STATED PROBLEM: Set the lines down again exactly, first line through the line that contains "79.75, 79.75, 79.62]", with no pictures.

>>>

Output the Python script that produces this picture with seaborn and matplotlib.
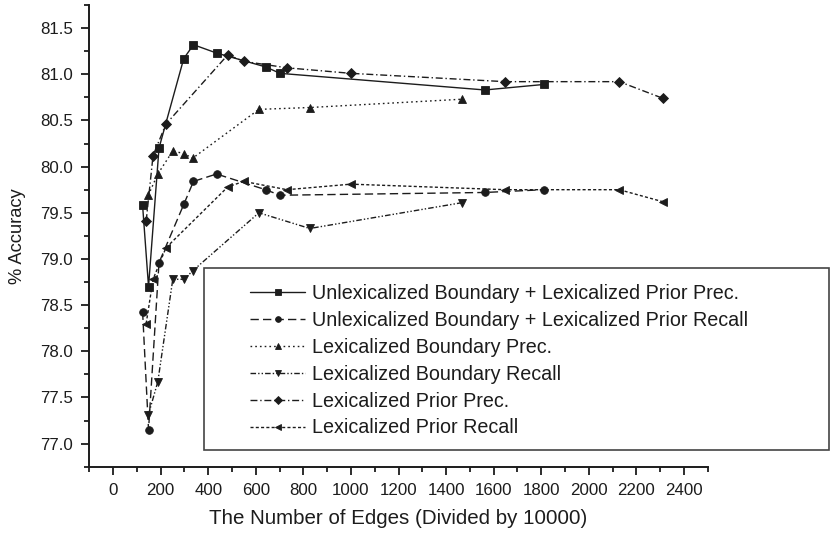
import numpy as np
import pandas as pd
import matplotlib
matplotlib.use("Agg")
import matplotlib.pyplot as plt
from matplotlib.patches import Rectangle
from matplotlib.ticker import MultipleLocator, FormatStrFormatter
import seaborn as sns

# Number of edges (divided by 10000) for each parser configuration
edges_unlex_boundary = [124, 149, 193, 297, 338, 435, 641, 702, 1563, 1812]
edges_lex_boundary = [148, 188, 251, 299, 334, 613, 827, 1468]
edges_lex_prior = [139, 168, 222, 482, 549, 731, 1000, 1648, 2128, 2311]

# Accuracy (%) per series
unlex_prec = [79.58, 78.70, 80.20, 81.17, 81.32, 81.23, 81.08, 81.01, 80.83, 80.89]
unlex_recall = [78.43, 77.15, 78.96, 79.59, 79.84, 79.92, 79.75, 79.69, 79.72, 79.75]
lexb_prec = [79.69, 79.92, 80.17, 80.14, 80.09, 80.62, 80.64, 80.73]
lexb_recall = [77.31, 77.67, 78.78, 78.78, 78.87, 79.50, 79.33, 79.61]
lexp_prec = [79.41, 80.12, 80.46, 81.21, 81.14, 81.07, 81.01, 80.92, 80.92, 80.74]
lexp_recall = [78.30, 78.78, 79.12, 79.78, 79.84, 79.75, 79.81, 79.75, 79.75, 79.62]

series_labels = [
    "Unlexicalized Boundary + Lexicalized Prior Prec.",
    "Unlexicalized Boundary + Lexicalized Prior Recall",
    "Lexicalized Boundary Prec.",
    "Lexicalized Boundary Recall",
    "Lexicalized Prior Prec.",
    "Lexicalized Prior Recall",
]

sns.set_theme(style="ticks")
plt.rcParams["font.family"] = ["Liberation Sans", "DejaVu Sans"]
ink = "#1c1c1c"
plt.rcParams["text.color"] = ink
plt.rcParams["axes.labelcolor"] = ink
plt.rcParams["xtick.color"] = ink
plt.rcParams["ytick.color"] = ink

fig = plt.figure(figsize=(8.3, 5.34), dpi=100)
ax = fig.add_axes([0.1076, 0.126, 0.7451, 0.8646])

specs = [
    (edges_unlex_boundary, unlex_prec, "s", "-", 5.5),
    (edges_unlex_boundary, unlex_recall, "o", (0, (6, 3)), 5.5),
    (edges_lex_boundary, lexb_prec, "^", (0, (1.2, 2.2)), 6),
    (edges_lex_boundary, lexb_recall, "v", (0, (4, 1.5, 1, 1.5, 1, 1.5)), 6),
    (edges_lex_prior, lexp_prec, "D", (0, (5, 2, 1, 2)), 5),
    (edges_lex_prior, lexp_recall, "<", (0, (2.2, 1.6)), 6),
]

for (xs, ys, mk, ls, ms), lab in zip(specs, series_labels):
    df = pd.DataFrame({"edges": xs, "acc": ys})
    sns.lineplot(data=df, x="edges", y="acc", ax=ax, color=ink, marker=mk,
                 markersize=ms, markeredgecolor=ink, markeredgewidth=0.6,
                 linestyle=ls, linewidth=1.0, label=lab, legend=False)

ax.set_xlim(-100, 2500)
ax.set_ylim(76.75, 81.75)
ax.xaxis.set_major_locator(MultipleLocator(200))
ax.xaxis.set_minor_locator(MultipleLocator(100))
ax.yaxis.set_major_locator(MultipleLocator(0.5))
ax.yaxis.set_minor_locator(MultipleLocator(0.25))
ax.yaxis.set_major_formatter(FormatStrFormatter("%.1f"))
ax.set_xticks(np.arange(0, 2401, 200))

for side in ("top", "right"):
    ax.spines[side].set_visible(False)
for side in ("left", "bottom"):
    ax.spines[side].set_linewidth(1.4)
    ax.spines[side].set_color(ink)

ax.tick_params(axis="both", which="major", direction="out", length=6,
               width=1.3, labelsize=12.2, pad=6)
ax.tick_params(axis="both", which="minor", direction="out", length=3.8,
               width=1.3)

ax.set_xlabel("The Number of Edges (Divided by 10000)", fontsize=14.8, labelpad=8)
ax.set_ylabel("% Accuracy", fontsize=13.2, labelpad=10)
ax.grid(False)

# Legend box spanning past the axes on the right
fig.patches.append(Rectangle((204 / 830, 1 - 450 / 534), 625 / 830, 182 / 534,
                             transform=fig.transFigure, fill=False,
                             edgecolor="#444444", linewidth=1.2, zorder=5))
handles, labels = ax.get_legend_handles_labels()
leg = ax.legend(handles, labels, loc="upper left",
                bbox_to_anchor=(250 / 830, 1 - 284 / 534),
                bbox_transform=fig.transFigure, frameon=False,
                fontsize=14.2, handlelength=2.8, handletextpad=0.35,
                labelspacing=0.4, borderpad=0, borderaxespad=0,
                markerscale=0.75)

fig.savefig("out.png", dpi=100)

<<<

SOLUTION:
Output the Python script that produces this picture with seaborn and matplotlib.
import numpy as np
import pandas as pd
import matplotlib
matplotlib.use("Agg")
import matplotlib.pyplot as plt
from matplotlib.patches import Rectangle
from matplotlib.ticker import MultipleLocator, FormatStrFormatter
import seaborn as sns

# Number of edges (divided by 10000) for each parser configuration
edges_unlex_boundary = [124, 149, 193, 297, 338, 435, 641, 702, 1563, 1812]
edges_lex_boundary = [148, 188, 251, 299, 334, 613, 827, 1468]
edges_lex_prior = [139, 168, 222, 482, 549, 731, 1000, 1648, 2128, 2311]

# Accuracy (%) per series
unlex_prec = [79.58, 78.70, 80.20, 81.17, 81.32, 81.23, 81.08, 81.01, 80.83, 80.89]
unlex_recall = [78.43, 77.15, 78.96, 79.59, 79.84, 79.92, 79.75, 79.69, 79.72, 79.75]
lexb_prec = [79.69, 79.92, 80.17, 80.14, 80.09, 80.62, 80.64, 80.73]
lexb_recall = [77.31, 77.67, 78.78, 78.78, 78.87, 79.50, 79.33, 79.61]
lexp_prec = [79.41, 80.12, 80.46, 81.21, 81.14, 81.07, 81.01, 80.92, 80.92, 80.74]
lexp_recall = [78.30, 78.78, 79.12, 79.78, 79.84, 79.75, 79.81, 79.75, 79.75, 79.62]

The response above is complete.